Kontrowersyjne wypowiedzi polskich duchownych. Mówili o migracji i granicy polsko-niemieckiej
W połowie lipca szef MSZ Radosław Sikorski, pytany w Lublinie o sprawę protestu, przypomniał, że w II RP mianowania biskupów wymagały zgody władzy świeckiej. – Dzisiaj tak nie jest, bo uzgodniliśmy w Konkordacie, że władza świecka i duchowna są od siebie autonomiczne – powiedział.
– Dlatego my się nie wtrącamy do sakramentów, ale oczekujemy, że księża biskupi nie będą się wtrącali do rywalizacji partyjnej – zaznaczył. – Jak ksiądz biskup chce działać w polityce, to niech zrzuci sukienkę i zapisze się do PiS-u – dodał wówczas Sikorski. Zaznaczył, że rolą biskupów na pewno nie jest „szczucie na siebie nawzajem dwóch chrześcijańskich narodów”. Prosił, by „wolność słowa, którą mamy w Rzeczpospolitej, szła razem z odpowiedzialnością za słowo„.
MSZ przekazało w lipcu szefowi protokołu dyplomatycznego Stolicy Apostolskiej Javierowi Domingo Fernándezowi Gonzálezowi protest, w którym strona polska wyraziła oburzenie „niedopuszczalnymi wypowiedziami” biskupów Długosza oraz Meringa.
Według MSZ wypowiedzi biskupów, działających jako przedstawiciele Konferencji Episkopatu Polski i tym samym reprezentujący Kościół katolicki, „podważają dobre stosunki polsko-niemieckie, oczerniają rząd i oznaczają wyraźne poparcie dla środowisk nacjonalistycznych”.
Biskupi komentowali kontrole na granicy z Niemcami. Ich wypowiedzi padły na Jasnej Górze
W lipcu na Jasnej Górze podczas wieczornej mszy dla uczestników pielgrzymki Rodziny Radia Maryja bp Mering z Włocławka stwierdził m.in., że „rządzą nami ludzie, którzy samych siebie określają jako Niemców„. – W XVIII w. jeden z polskich poetów, Wacław Potocki mówił: „Jak świat światem, nie będzie Niemiec Polakowi bratem”. Historia straszliwie udowodniła prawdę tego powiedzenia – mówił bp Mering.
Mering dodał, że w sytuacji, gdy granice naszego kraju tak z zachodu, jak i wschodu są zagrożone, jeden z polityków mówi: „Więcej niesie z sobą zła ruch obrony granic niż imigranci, o których nic nie wiemy„. Stwierdził, że w „jego” województwie kujawsko-pomorskim w ostatnim krótkim czasie dokonały się dwa morderstwa: młodej kobiety i mężczyzny.

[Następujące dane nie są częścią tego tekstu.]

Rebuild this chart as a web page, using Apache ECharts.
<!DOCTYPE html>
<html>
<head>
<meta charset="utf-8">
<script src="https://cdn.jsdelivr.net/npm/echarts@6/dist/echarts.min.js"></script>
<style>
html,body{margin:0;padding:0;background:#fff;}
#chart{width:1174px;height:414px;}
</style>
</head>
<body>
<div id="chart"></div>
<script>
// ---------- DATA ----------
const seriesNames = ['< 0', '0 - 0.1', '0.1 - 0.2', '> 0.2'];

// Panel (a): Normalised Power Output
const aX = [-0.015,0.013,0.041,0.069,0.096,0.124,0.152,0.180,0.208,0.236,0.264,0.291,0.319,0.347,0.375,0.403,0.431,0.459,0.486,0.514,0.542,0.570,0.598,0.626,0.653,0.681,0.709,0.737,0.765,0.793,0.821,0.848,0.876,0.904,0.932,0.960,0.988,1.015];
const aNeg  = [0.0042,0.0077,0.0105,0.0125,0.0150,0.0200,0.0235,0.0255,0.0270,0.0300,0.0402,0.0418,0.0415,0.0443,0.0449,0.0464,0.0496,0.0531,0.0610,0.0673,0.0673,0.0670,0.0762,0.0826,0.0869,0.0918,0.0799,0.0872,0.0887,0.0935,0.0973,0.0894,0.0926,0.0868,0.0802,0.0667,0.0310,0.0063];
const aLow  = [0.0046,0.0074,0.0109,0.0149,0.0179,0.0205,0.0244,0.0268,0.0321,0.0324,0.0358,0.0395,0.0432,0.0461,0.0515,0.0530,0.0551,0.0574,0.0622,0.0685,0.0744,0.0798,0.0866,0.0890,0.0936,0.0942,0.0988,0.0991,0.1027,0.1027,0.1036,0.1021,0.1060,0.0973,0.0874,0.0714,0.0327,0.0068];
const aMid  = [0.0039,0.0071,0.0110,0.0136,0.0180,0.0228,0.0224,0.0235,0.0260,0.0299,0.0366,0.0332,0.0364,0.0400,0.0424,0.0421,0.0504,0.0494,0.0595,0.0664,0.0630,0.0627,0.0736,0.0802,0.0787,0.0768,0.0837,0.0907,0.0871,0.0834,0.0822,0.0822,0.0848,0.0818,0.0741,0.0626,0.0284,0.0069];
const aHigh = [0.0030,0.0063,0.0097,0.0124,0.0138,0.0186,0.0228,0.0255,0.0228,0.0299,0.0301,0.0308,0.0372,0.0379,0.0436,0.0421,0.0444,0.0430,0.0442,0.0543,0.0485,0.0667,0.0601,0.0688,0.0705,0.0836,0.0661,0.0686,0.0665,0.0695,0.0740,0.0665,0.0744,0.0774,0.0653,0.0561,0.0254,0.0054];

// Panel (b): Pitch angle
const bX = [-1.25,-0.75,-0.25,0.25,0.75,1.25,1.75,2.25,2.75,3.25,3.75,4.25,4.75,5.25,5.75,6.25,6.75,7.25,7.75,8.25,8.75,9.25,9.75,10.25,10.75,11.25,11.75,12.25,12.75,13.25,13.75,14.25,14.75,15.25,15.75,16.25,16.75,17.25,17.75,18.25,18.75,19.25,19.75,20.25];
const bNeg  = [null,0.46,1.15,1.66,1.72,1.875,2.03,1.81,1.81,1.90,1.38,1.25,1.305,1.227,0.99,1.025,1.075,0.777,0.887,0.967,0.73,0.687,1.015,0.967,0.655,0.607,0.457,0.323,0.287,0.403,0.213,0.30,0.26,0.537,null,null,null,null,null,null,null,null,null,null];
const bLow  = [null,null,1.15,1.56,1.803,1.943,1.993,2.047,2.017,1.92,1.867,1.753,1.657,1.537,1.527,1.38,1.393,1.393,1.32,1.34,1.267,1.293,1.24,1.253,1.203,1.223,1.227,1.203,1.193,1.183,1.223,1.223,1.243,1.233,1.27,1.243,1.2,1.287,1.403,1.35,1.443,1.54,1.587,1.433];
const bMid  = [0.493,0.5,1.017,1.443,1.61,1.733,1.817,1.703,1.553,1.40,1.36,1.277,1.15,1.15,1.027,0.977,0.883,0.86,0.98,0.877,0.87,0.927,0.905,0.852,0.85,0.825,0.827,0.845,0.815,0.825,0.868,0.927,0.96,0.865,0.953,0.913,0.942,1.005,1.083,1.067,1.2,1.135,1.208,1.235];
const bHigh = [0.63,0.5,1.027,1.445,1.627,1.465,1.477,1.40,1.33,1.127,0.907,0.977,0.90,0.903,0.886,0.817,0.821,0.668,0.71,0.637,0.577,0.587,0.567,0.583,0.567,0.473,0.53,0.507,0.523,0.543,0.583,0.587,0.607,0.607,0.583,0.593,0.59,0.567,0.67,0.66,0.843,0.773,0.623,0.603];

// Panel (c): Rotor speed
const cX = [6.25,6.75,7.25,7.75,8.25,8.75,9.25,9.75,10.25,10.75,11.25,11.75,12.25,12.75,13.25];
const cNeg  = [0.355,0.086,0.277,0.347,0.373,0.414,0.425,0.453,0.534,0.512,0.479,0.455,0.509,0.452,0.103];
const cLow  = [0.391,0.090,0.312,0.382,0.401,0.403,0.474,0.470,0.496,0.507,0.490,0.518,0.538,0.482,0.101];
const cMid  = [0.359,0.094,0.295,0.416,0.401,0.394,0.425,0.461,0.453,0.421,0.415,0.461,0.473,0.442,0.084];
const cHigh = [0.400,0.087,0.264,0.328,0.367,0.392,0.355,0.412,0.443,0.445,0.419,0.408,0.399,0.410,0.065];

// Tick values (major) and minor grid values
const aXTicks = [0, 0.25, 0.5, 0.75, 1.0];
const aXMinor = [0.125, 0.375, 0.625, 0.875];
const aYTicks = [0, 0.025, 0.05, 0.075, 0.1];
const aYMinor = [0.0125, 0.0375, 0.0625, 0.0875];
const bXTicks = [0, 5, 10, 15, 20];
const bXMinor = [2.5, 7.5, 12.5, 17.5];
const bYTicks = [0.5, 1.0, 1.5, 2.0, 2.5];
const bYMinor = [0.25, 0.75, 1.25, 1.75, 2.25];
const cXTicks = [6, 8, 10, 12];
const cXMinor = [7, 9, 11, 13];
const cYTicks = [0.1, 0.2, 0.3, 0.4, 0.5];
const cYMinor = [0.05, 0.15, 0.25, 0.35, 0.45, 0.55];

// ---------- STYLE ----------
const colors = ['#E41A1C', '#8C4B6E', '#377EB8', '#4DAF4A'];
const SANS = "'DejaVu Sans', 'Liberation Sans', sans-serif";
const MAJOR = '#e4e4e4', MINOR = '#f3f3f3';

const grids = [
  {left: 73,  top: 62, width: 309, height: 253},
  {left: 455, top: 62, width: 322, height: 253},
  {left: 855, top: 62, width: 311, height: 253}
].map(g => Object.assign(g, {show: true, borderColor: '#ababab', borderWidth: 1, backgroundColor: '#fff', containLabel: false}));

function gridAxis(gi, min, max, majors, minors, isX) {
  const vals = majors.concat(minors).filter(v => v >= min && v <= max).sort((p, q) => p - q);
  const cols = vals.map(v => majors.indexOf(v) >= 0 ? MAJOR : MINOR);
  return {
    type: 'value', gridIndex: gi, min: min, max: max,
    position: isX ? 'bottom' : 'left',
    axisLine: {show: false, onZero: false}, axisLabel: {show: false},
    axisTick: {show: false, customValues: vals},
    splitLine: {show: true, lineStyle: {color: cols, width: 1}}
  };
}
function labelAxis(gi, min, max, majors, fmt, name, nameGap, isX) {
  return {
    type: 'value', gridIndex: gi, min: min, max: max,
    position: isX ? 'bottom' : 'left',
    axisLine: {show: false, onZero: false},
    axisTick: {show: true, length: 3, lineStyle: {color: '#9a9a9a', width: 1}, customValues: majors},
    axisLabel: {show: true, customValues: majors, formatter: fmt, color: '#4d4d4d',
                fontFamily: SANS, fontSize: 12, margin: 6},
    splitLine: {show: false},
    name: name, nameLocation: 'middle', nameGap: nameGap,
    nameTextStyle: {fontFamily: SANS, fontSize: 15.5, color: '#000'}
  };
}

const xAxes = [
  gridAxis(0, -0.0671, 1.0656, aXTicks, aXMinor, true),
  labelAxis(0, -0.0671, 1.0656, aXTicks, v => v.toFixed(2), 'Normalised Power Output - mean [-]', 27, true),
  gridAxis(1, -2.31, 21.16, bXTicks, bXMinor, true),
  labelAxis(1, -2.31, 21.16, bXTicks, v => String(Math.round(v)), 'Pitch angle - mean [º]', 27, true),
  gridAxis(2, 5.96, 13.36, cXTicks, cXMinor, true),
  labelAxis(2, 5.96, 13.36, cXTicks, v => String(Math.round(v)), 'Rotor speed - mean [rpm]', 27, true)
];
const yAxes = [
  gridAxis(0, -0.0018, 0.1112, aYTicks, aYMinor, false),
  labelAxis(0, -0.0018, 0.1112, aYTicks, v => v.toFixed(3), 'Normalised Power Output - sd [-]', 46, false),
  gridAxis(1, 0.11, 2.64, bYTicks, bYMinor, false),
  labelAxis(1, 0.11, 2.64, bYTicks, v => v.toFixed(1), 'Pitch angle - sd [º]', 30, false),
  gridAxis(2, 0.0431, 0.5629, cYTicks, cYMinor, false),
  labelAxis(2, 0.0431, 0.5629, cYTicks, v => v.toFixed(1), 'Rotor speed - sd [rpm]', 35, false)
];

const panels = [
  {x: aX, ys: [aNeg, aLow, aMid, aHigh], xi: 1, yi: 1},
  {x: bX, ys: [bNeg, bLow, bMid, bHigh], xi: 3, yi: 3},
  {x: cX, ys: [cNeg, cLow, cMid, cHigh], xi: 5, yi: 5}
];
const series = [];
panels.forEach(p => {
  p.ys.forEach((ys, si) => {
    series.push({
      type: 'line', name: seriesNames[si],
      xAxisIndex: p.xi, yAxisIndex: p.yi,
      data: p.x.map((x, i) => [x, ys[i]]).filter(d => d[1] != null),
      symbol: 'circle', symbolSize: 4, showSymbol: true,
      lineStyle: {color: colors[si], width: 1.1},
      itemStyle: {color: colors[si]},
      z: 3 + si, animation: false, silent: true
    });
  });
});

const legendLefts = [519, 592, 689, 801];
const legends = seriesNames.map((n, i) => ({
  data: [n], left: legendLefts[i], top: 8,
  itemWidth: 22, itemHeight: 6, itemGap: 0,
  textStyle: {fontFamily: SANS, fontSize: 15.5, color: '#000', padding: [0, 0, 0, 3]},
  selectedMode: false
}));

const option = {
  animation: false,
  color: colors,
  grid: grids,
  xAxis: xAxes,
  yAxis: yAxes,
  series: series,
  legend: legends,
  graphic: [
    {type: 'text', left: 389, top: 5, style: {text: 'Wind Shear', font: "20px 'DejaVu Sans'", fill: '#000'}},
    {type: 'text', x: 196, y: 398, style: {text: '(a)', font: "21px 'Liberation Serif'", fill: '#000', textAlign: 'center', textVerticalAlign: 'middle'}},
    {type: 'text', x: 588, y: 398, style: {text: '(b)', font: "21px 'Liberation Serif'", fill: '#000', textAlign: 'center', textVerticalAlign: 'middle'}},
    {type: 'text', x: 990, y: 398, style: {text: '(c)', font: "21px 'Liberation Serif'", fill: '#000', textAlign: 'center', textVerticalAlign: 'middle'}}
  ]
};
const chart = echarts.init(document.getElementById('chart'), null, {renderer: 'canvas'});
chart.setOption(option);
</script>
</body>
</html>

Natomiast bp Długosz w Apelu Jasnogórskim mówił m.in. o modlitwie „za obrońców naszych granic: tych w mundurach strażników granicznych, żołnierzy, policjantów, celników, wojska obrony terytorialnej, ale również wolontariuszy z Ruchu Obrony Granic – tych, którzy bezinteresownie organizują patrole”.
Jak ocenił Długosz, to „odpowiedź polskich parlamentarzystów i patriotów zatroskanych sytuacją zachodniej granicy, gdzie niemieccy policjanci przerzucają na naszą stronę nielegalnych emigrantów niczym przedmioty”. – To sprzeciw przede wszystkim przeciw paktowi migracyjnemu, który formalnie zacznie obowiązywać dokładnie za rok – uznał.
MSZ oceniło natomiast, że kwestia tzw. Ruchu Obrony Granic oraz granicy polsko-niemieckiej jest wewnętrzną sprawą państwa polskiego, która nie powinna być przedmiotem komentarzy przedstawicieli Kościoła katolickiego.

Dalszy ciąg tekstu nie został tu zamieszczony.